Treffer: Study on the family of \(K3\) surfaces induced from the lattice \((D_ 4)^ 3\oplus\langle-2\rangle\oplus\langle 2\rangle\).

Summary: Let us consider the rank 14 lattice \(P=D_4^3\oplus < -2> \oplus < 2>\). We define a \(K3\) surface \(S\) of type \(P\) with the property that \(P\subset \text{Pic}(S) \), where \(\text{Pic}(S) \) indicates the Picard lattice of \(S\). In this article we study the family of \(K3\) surfaces of type \(P\) with a certain fixed multipolarization. We note the orthogonal complement of \(P\) in the \(K3\) lattice takes the form \(U(2)\oplus U(2)\oplus (-2I_4).\) We show the following results: (1) A \(K3\) surface of type \(P\) has a representation as a double cover over \({\mathbb{P}}^1\times {\mathbb{P}}^1\) as the following affine form in \((s,t,w)\) space: \[ S=S(x): w^2=\prod_{k=1}^4 (x_{1}^{(k)}st+x_{2}^{(k)}s+x_{3}^{(k)}t+x_{4}^{(k)}), \;x^{(k)} \in M(2,{\mathbb{C}}). \] We make explicit description of the Picard lattice and the transcendental lattice of \(S(x)\). (2) We describe the period domain for our family of marked \(K3\) surfaces and determine the modular group. (3) We describe the differential equation for the period integral of \(S(x)\) as a function of \(x\in (\text{GL}(2,{\mathbb{C}}))^4\).

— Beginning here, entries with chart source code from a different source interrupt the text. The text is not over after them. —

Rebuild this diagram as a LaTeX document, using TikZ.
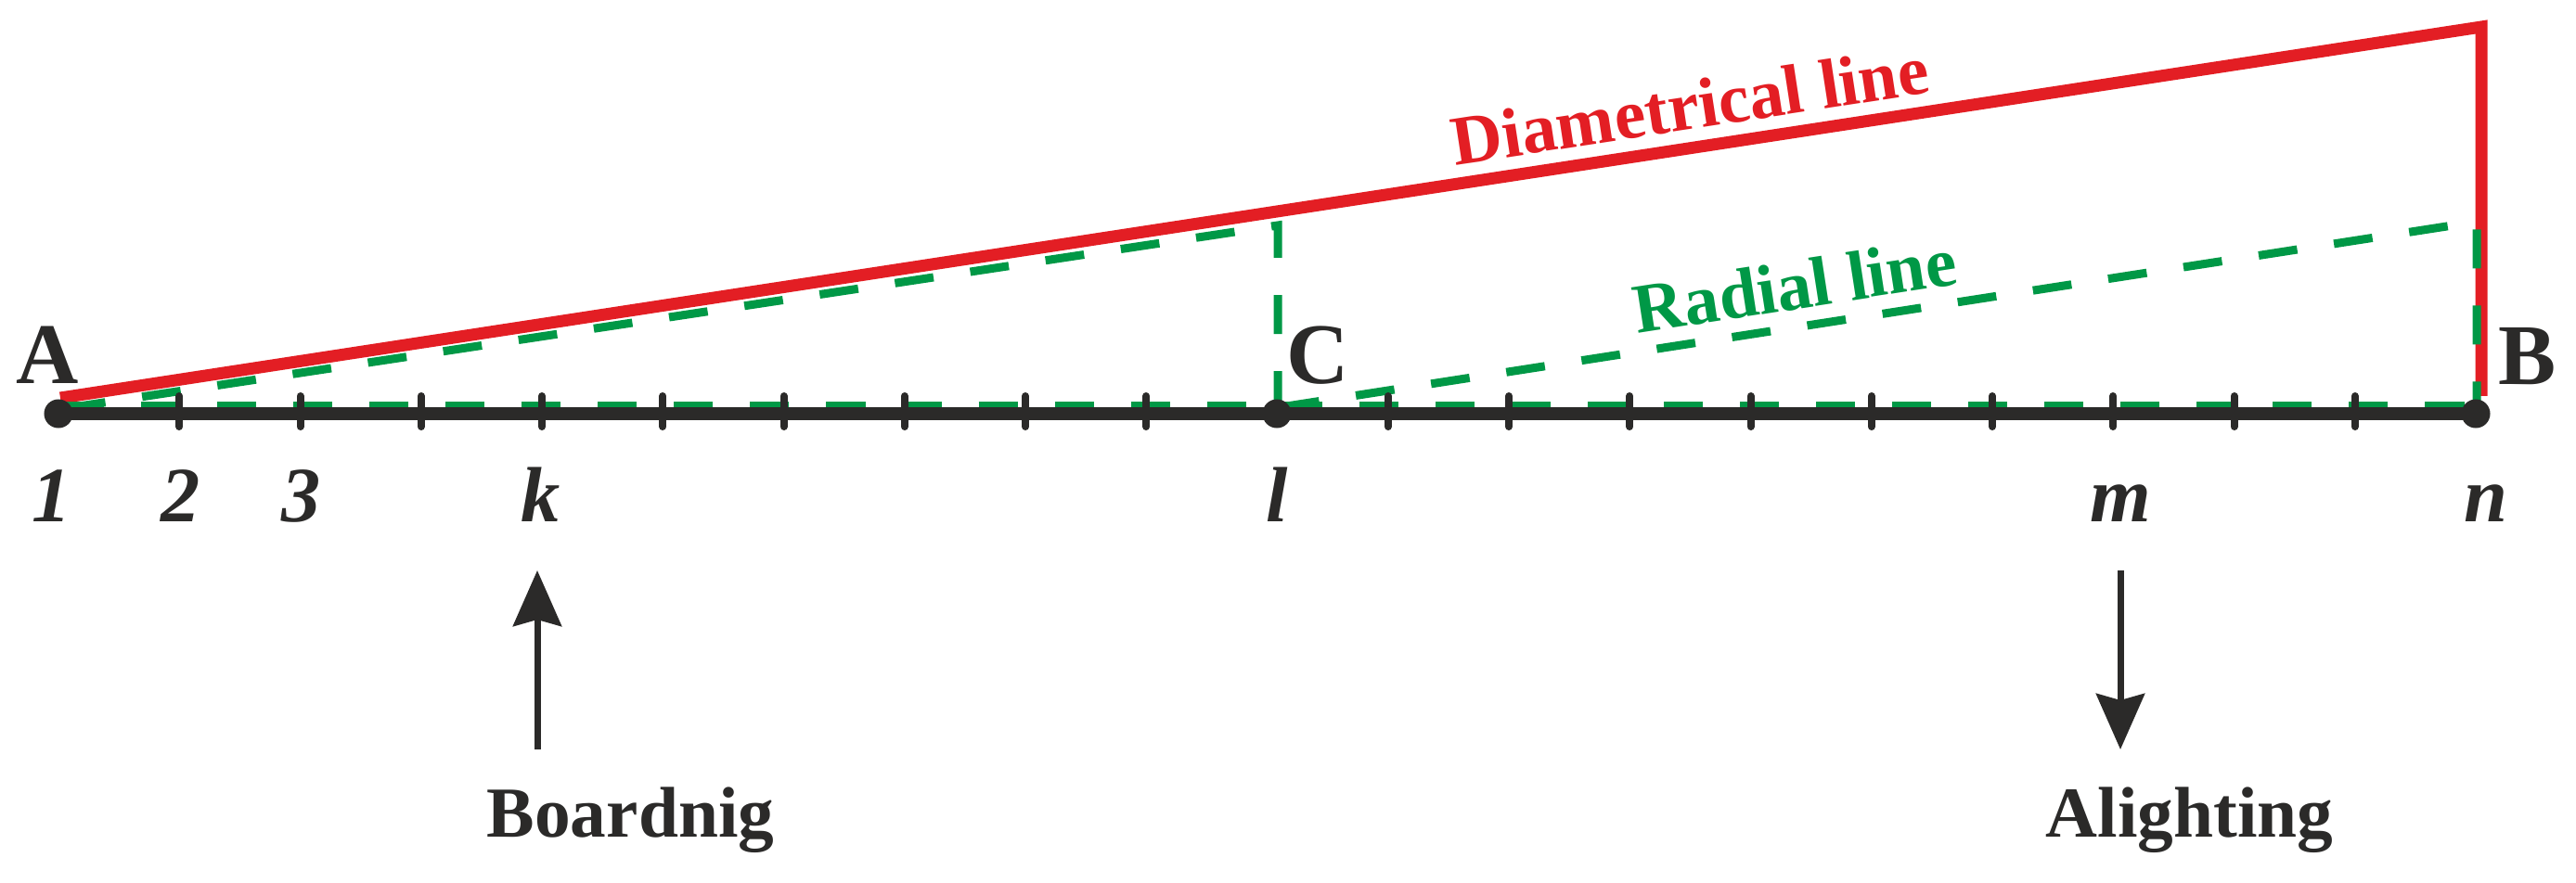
\documentclass[tikz,border=0pt]{standalone}
\usepackage{fontspec}
\setmainfont{Liberation Serif}
\usetikzlibrary{arrows.meta,calc}
\definecolor{redL}{HTML}{E31E24}
\definecolor{greenL}{HTML}{009846}
\definecolor{inkL}{HTML}{2B2A29}
\tikzset{
  redline/.style={draw=redL, line width=0.13cm, line join=miter},
  greenline/.style={draw=greenL, line width=0.09cm, dash pattern=on 0.42cm off 0.4cm},
  axisline/.style={draw=inkL, line width=0.13cm},
  tickmark/.style={draw=inkL, line width=0.08cm, line cap=round},
  dotnode/.style={circle, fill=inkL, inner sep=0pt, minimum size=0.31cm},
  ptlabel/.style={text=inkL, font=\fontsize{26.5pt}{30pt}\selectfont\bfseries, anchor=base, inner sep=0pt},
  axlabel/.style={text=inkL, font=\fontsize{24pt}{28pt}\selectfont\bfseries\itshape, anchor=base, inner sep=0pt},
  linelabel/.style={font=\fontsize{21.5pt}{25pt}\selectfont\bfseries, anchor=base, inner sep=0pt},
  flowlabel/.style={text=inkL, font=\fontsize{22pt}{26pt}\selectfont\bfseries, anchor=base west, inner sep=0pt},
  flowarrow/.style={draw=inkL, line width=0.07cm, -{Stealth[length=0.6cm, width=0.52cm, inset=0.07cm]}},
}
\begin{document}
\begin{tikzpicture}[x=0.01cm, y=-0.01cm]
\useasboundingbox (0,0) rectangle (2776,952);
% main points
\coordinate (pA) at (63,446);
\coordinate (pC) at (1376,446);
\coordinate (pB) at (2668,446);
% diametrical line
\coordinate (r0) at (65,429);
\coordinate (rT) at (2674,29);
\coordinate (rB) at (2674,427);
\draw[redline] (r0) -- (rT) -- (rB);
% radial lines
\coordinate (gh0) at (70,438);
\coordinate (gh1) at (2669,438);
\draw[greenline] (gh0) -- (gh1);
\coordinate (ga0) at (72,440);
\coordinate (gaT) at (1377,243);
\coordinate (gaB) at (1377,440);
\draw[greenline] (ga0) -- (gaT) -- (gaB);
\coordinate (gb0) at (1380,439);
\coordinate (gbT) at (2669,239);
\coordinate (gbB) at (2669,438);
\draw[greenline] (gb0) -- (gbT) -- (gbB);
% axis
\draw[axisline] (pA) -- (pB);
\foreach \i in {1,...,9,11,12,...,19} {
  \coordinate (t\i) at ({63+130.25*\i},446);
  \draw[tickmark] ($(t\i)+(0,-19)$) -- ($(t\i)+(0,14)$);
}
\node[dotnode] (A) at (pA) {};
\node[dotnode] (C) at (pC) {};
\node[dotnode] (B) at (pB) {};
% point labels
\node[ptlabel] (lA) at (51,414) {A};
\node[ptlabel] (lB) at (2724,415) {B};
\node[ptlabel] (lC) at (1420,414) {C};
% axis labels
\node[axlabel] (n1) at (56,562) {1};
\node[axlabel] (n2) at (195,562) {2};
\node[axlabel] (n3) at (325,562) {3};
\node[axlabel] (nk) at (583,562) {k};
\node[axlabel] (nl) at (1376,562) {l};
\node[axlabel] (nm) at (2285,562) {m};
\node[axlabel] (nn) at (2679,562) {n};
% line labels
\node[linelabel, text=redL, rotate=8.72] (dl) at (1825,139) {Diametrical line};
\node[linelabel, text=greenL, rotate=8.8] (rl) at (1938,333) {Radial line};
% flows
\coordinate (up0) at (579,808);
\coordinate (up1) at (579,615);
\draw[flowarrow] (up0) -- (up1);
\coordinate (dn0) at (2285,615);
\coordinate (dn1) at (2285,808);
\draw[flowarrow] (dn0) -- (dn1);
\node[flowlabel] (board) at (524,902) {Boardnig};
\node[flowlabel] (alight) at (2204,902) {Alighting};
\end{tikzpicture}
\end{document}
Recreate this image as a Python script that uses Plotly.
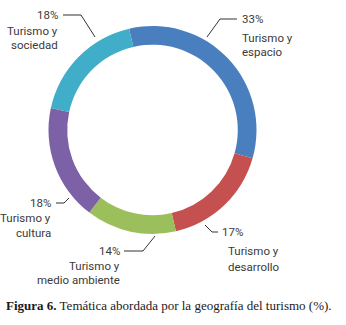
import plotly.graph_objects as go

# ---- data ----
categories = ["Turismo y espacio", "Turismo y desarrollo", "Turismo y medio ambiente",
              "Turismo y cultura", "Turismo y sociedad"]
values = [33, 17, 14, 18, 18]
label_lines = [["Turismo y", "espacio"], ["Turismo y", "desarrollo"],
               ["Turismo y", "medio ambiente"], ["Turismo y", "cultura"],
               ["Turismo y", "sociedad"]]
colors = ["#4A7FBF", "#C4514F", "#9BBF5A", "#7D61A6", "#40AEC8"]
caption_bold = "Figura 6."
caption_text = " Temática abordada por la geografía del turismo (%)."

W, H = 346, 325
def px(x): return x / W
def py(y): return 1 - y / H

cx, cy, r = 152.5, 130, 104

fig = go.Figure(go.Pie(
    labels=categories, values=values, marker=dict(colors=colors, line=dict(width=0)),
    hole=0.82, sort=False, direction="clockwise", rotation=-13,
    textinfo="none", hoverinfo="skip", showlegend=False,
    domain=dict(x=[px(cx - r), px(cx + r)], y=[py(cy + r), py(cy - r)]),
))

# label layout: anchor x, side, y of each text line, leader polyline
label_layout = [
    dict(x=240, side="left", ys=[19, 38, 52], line=[(207, 37), (220, 19), (237, 19)]),
    dict(x=220, side="left", ys=[232, 251, 267], line=[(205, 225), (212, 232), (218, 232)], xname=226),
    dict(x=122, side="right", ys=[251, 266, 280], line=[(155, 236), (143, 251), (124, 251)]),
    dict(x=53, side="right", ys=[203, 218, 233], line=[(69, 198), (64, 203), (56, 203)]),
    dict(x=60, side="right", ys=[15, 31, 45], line=[(95, 37), (81, 15), (63, 15)]),
]

font_lbl = dict(family="Liberation Sans Narrow, Roboto, Liberation Sans, sans-serif",
                size=11.5, color="#3a3a3a")
annotations = []
shapes = []
for v, lines, lay in zip(values, label_lines, label_layout):
    texts = [f"{v}%"] + lines
    for i, (t, y) in enumerate(zip(texts, lay["ys"])):
        x = lay["x"] if i == 0 else lay.get("xname", lay["x"])
        annotations.append(dict(text=t, x=px(x), y=py(y), xref="paper", yref="paper",
                                xanchor=lay["side"], yanchor="middle", showarrow=False,
                                font=font_lbl))
    pts = lay["line"]
    path = "M " + " L ".join(f"{px(a)},{py(b)}" for a, b in pts)
    shapes.append(dict(type="path", path=path, xref="paper", yref="paper",
                       line=dict(color="#333333", width=1)))

annotations.append(dict(text=f"<b>{caption_bold}</b>{caption_text}", x=px(4), y=py(305),
                        xref="paper", yref="paper", xanchor="left", yanchor="middle",
                        showarrow=False,
                        font=dict(family="Liberation Serif, DejaVu Serif, serif", size=13,
                                  color="#1a1a1a")))

fig.update_layout(width=W, height=H, margin=dict(l=0, r=0, t=0, b=0),
                  paper_bgcolor="white", plot_bgcolor="white",
                  annotations=annotations, shapes=shapes)
fig.write_html("out.html", config={"displayModeBar": False},
               post_script="document.body.style.margin='0px';")
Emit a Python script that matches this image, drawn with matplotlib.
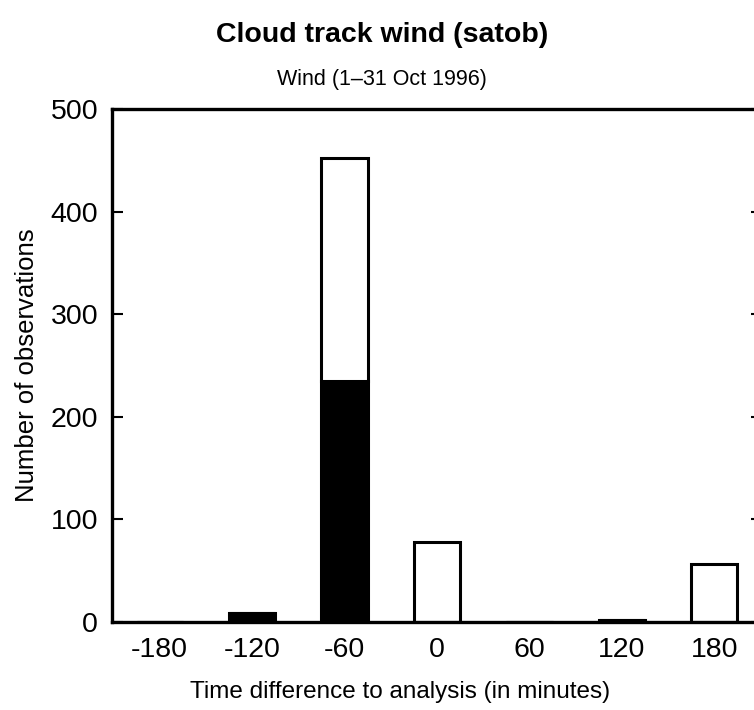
import matplotlib.pyplot as plt
import numpy as np

# data read off the reference
minutes = [-180, -120, -60, 0, 60, 120, 180]
black_counts = [0, 9, 235, 0, 0, 2, 0]
total_counts = [0, 9, 452, 78, 0, 2, 57]

plt.rcParams['font.family'] = ['Liberation Sans', 'DejaVu Sans']

fig = plt.figure(figsize=(7.54, 7.10), dpi=100)
ax = fig.add_axes([112 / 754, 88 / 710, 650 / 754, 513 / 710])

white_part = np.array(total_counts) - np.array(black_counts)
ax.bar(minutes, black_counts, width=30, color='black', edgecolor='black', linewidth=2.2)
ax.bar(minutes, white_part, width=30, bottom=black_counts, color='white',
       edgecolor='black', linewidth=2.2)

ax.set_xlim(-211, 211)
ax.set_ylim(0, 500)
ax.set_xticks(minutes)
ax.set_xticklabels([str(m) for m in minutes])
ax.set_yticks(range(0, 501, 100))
ax.tick_params(axis='x', length=0, labelsize=20.5, pad=11)
ax.tick_params(axis='y', direction='in', length=8, width=1.5, labelsize=20.5,
               right=True, pad=10)
for s in ax.spines.values():
    s.set_linewidth(2.4)

ax.set_ylabel('Number of observations', fontsize=18.5, labelpad=8)
fig.text(400 / 754, 1 - 692 / 710, 'Time difference to analysis (in minutes)',
         ha='center', va='center', fontsize=17.5)
fig.text(382 / 754, 1 - 35 / 710, 'Cloud track wind (satob)',
         ha='center', va='center', fontsize=20.5, fontweight='bold')
fig.text(382 / 754, 1 - 80 / 710, 'Wind (1\u201331 Oct 1996)',
         ha='center', va='center', fontsize=15.5)

fig.savefig('out.png', dpi=100)
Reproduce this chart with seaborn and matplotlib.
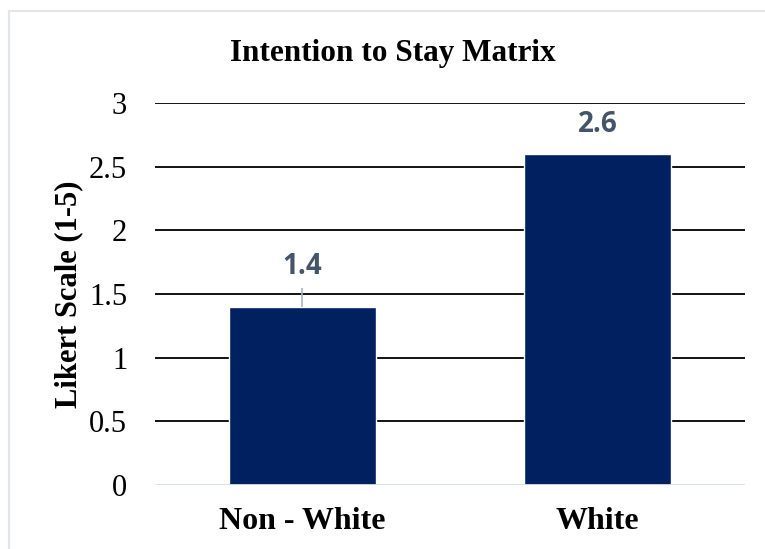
import matplotlib
matplotlib.use("Agg")
import matplotlib.pyplot as plt
import seaborn as sns
import pandas as pd
from matplotlib.lines import Line2D

# Data
groups = ["Non - White", "White"]
scores = [1.4, 2.6]
err_upper = [0.15, 0.0]
y_ticks = [0, 0.5, 1, 1.5, 2, 2.5, 3]
y_tick_labels = ["0", "0.5", "1", "1.5", "2", "2.5", "3"]

df = pd.DataFrame({"Group": groups, "Score": scores})

sns.set_style("white")
plt.rcParams["font.family"] = ["Liberation Serif", "DejaVu Serif"]
plt.rcParams["text.color"] = "black"
plt.rcParams["xtick.color"] = "black"
plt.rcParams["ytick.color"] = "black"
plt.rcParams["axes.labelcolor"] = "black"

fig = plt.figure(figsize=(7.65, 5.49), dpi=100)
ax = fig.add_axes([0.2026, 0.1166, 0.7712, 0.6958])

sns.barplot(
    data=df,
    x="Group",
    y="Score",
    color="#002060",
    saturation=1,
    width=0.5,
    ax=ax,
    zorder=3
)

# small leader/error line above the first bar
ax.errorbar(
    range(len(groups)),
    scores,
    yerr=[[0] * len(groups), err_upper],
    fmt="none",
    ecolor="#A6B4C8",
    elinewidth=1.2,
    capsize=0,
    zorder=4
)

for i, v in enumerate(scores):
    ax.annotate(
        f"{v:.1f}",
        (i, v + err_upper[i]),
        xytext=(0, 21 if err_upper[i] == 0 else 15),
        textcoords="offset points",
        ha="center",
        va="center",
        fontsize=20,
        fontweight="bold",
        color="#44546A",
        family=["Open Sans", "DejaVu Sans"]
    )

ax.set_xlim(-0.5, 1.5)
ax.set_ylim(0, 3)
ax.set_yticks(y_ticks)
ax.set_yticklabels(y_tick_labels, fontsize=22)
ax.set_xticks(range(len(groups)))
ax.set_xticklabels(groups, fontsize=23, fontweight="bold")
ax.tick_params(axis="y", length=0, pad=20)
ax.tick_params(axis="x", length=0, pad=16)

ax.grid(axis="y", color="black", linewidth=1.3, zorder=0)
ax.set_axisbelow(True)
for s in ax.spines.values():
    s.set_visible(False)
ax.axhline(0, color="#D9DEE6", linewidth=2, zorder=5)
ax.get_ygridlines()[0].set_visible(False)

ax.set_xlabel("")
ax.set_ylabel("Likert Scale (1-5)", fontsize=22, fontweight="bold", labelpad=4)

fig.suptitle("Intention to Stay Matrix", fontsize=22.5, fontweight="bold",
             x=0.513, y=0.903, va="center")

# chart frame (top and left edges visible)
fig.add_artist(Line2D([0.012, 1.0], [0.98, 0.98], color="#E1E5EC", linewidth=1.5))
fig.add_artist(Line2D([0.012, 0.012], [0.0, 0.98], color="#E1E5EC", linewidth=1.5))

fig.savefig("out.png", dpi=100)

That becomes to be a certain kind of hypergeometric one. We determine the rank, the singular locus and the monodromy group for it. (4) It appears a family of 8 dimensional abelian varieties as the family of Kuga-Satake varieties for our \(K3\) surfaces. The abelian variety is characterized by the property that the endomorphism algebra contains the Hamilton quarternion field over \({\mathbb{Q}}\).